Econstudentlog

Daily Negations

“Daily Negations is exactly what the title suggests: a collection of negative thoughts, one for each day of the year. Like any other daily meditation books, it can be kept by the bed, on the coffee table or by the toilet. Daily Negations can be consulted first thing in the morning, or anytime during the day when a quick let-me-down is needed.

If you have a bleak view of life, Daily Negations will reinforce that view. The book may also be used by (or given to) people whose attitude in life is too sunny, too optimistic, too full of boundless strength and hope. Such people can come to a more normal, realistic world-view by daily consultation of Daily Negations.”

From the back cover of the book, which I’ve mentioned and quoted from once before. I gave the book a 5 star rating on goodreads, where the average rating is 4.56. A few more quotes below:

“Life doesn’t have to be something I actually live. Life can be something that happens while I am doing other things, like watching television or escaping into fantasy. The world won’t stop if I decide not to do anything. And it is easier not to do than to do. And the less I do, the less I can fail at.”

“All over the world, there are people much worse off than me who somehow manage to pick themselves up and go on. Their spirit should challenge and inspire me, but I prefer to believe that if they were in my position, they would be just as lazy and pathetic and useless as I am.”

“Each day brings me another 24 hours away from my youth. On the other hand, each day brings me 24 hours closer to my death. It will all be over before I know it.”

“In brief moments of clarity, it is plain to see that I can’t help myself, that no one else can help me and it will never get better. Fortunately, I am usually too deluded to ever face up to those simple truths.”

“Sometimes I console myself with the idea that even though I don’t do what I should do, at least I feel bad about it sometimes. At least I feel some guilt, and whenever I feel too much guilt, I can always overindulge in something that will distract me from my guilt, so that I dont’ really feel it. So I guess I’m really not very good at consoling myself.”

“I can see that it takes a lot of work to improve myself. Becoming the person I want to become will require enormous effort. I can recognize this, but I must always remember that deep down, I have no intention of doing what must be done: I won’t do anything today, and I probably won’t do anything tomorrow, or next week or next year. I will probably not improve very much, if at all. It is more likely that I will keep getting worse.”

“If I approach today with a negative attitude, I shouldn’t be surprised if things turn out badly. Similarly, if I approach today with a positive attitude, I shouldn’t be surprised if things turn out badly. As long as I’m alive, things will turn out badly.”

“Today will be a great day. Not for me of course—for me, it will be mediocre or terrible. But for somebody else, it will be an excellent day. I wish I were someone else. It sucks to be me.”

“Perhaps when I die, it will disappoint people who were counting on me.
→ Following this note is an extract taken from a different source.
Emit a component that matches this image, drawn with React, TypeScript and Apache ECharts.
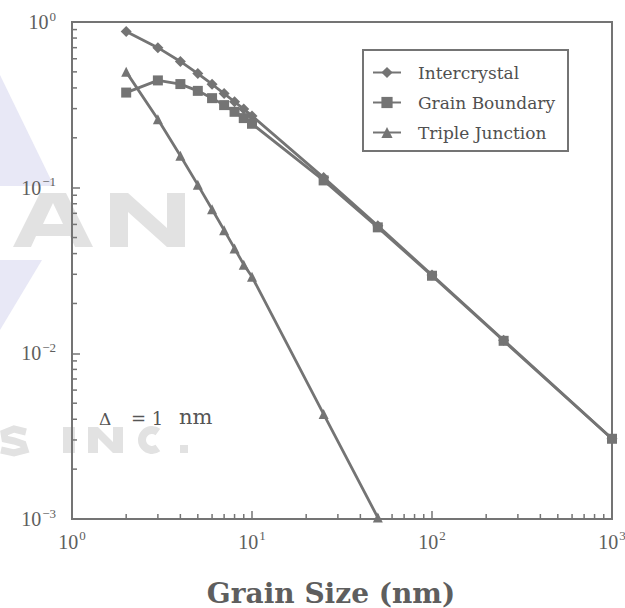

Perhaps something, or someone, will have trouble going on without me. Most likely though, my death won’t make any difference at all. Just like my life.”

“When I think of all the advantages I have had, I can feel even worse about how little I have accomplished. That is why it is so important to me to lie to myself, and tell myself that things were harder than they actually were, and that the obstacles in my way were not, for the most part, of my own making, and that all things considered, I did the best I could. These lies make me feel that I am better than other people (or at least as good), and that in turn makes me feel better about myself. It is so important to lie.”

“One thing I do is compare myself to other people: people I went to high school with who are more successful than I am, people in magazines and on TV who are better looking and more talented than I am, people at work who are smarter than I am and get promoted above me, and so on. I don’t like to do this, but I can’t help it, because I can’t control my bad habits, because I am an idiot.”

“Sometimes I think I’d like to get away for a while. But no matter where I go, there I am. There’s no escaping me. I might as well stay here.”

“There is no need to make excuses for myself when I make mistakes. Excuses involve creativity and energy. If I am too lazy and stupid to do something right, then I should be too lazy and stupid to explain myself.”

“Today I should try to do something I have never done before. Sometimes it is better to fail at something new, rather than to fail at the same old things.”

“Life may be looked at as a series of opportunities, but it is more accurate to look at life as a series of missed opportunities.”

This is great stuff! You can order the book here.

June 10, 2013 - Posted by | books

2 Comments »

  1. Reading this made me laugh. I think for the first time today, so thanks!😉

    Those two are my favorites:

    “When I am tired, it is easy to believe that my exhaustion is the reason I am depressed and lonely and uninspired. But when I am well-rested, I can realize that these negative feelings are not a result of too little sleep. They are a result of my being a miserable, hopeless, misanthropic wretch.”

    “It’s not just that I’m stupid; it’s that I’m just smart enough to know how stupid I am. I wish I weren’t so stupid. Or that I were stupider.”

    Comment by wallowinmaya | June 11, 2013 | Reply

    • I laughed out loud a few times as well along the way – he really masters the use of hyperbole. The book is rather silly, but then again so are most of the self-help books it’s supposed to be a response to.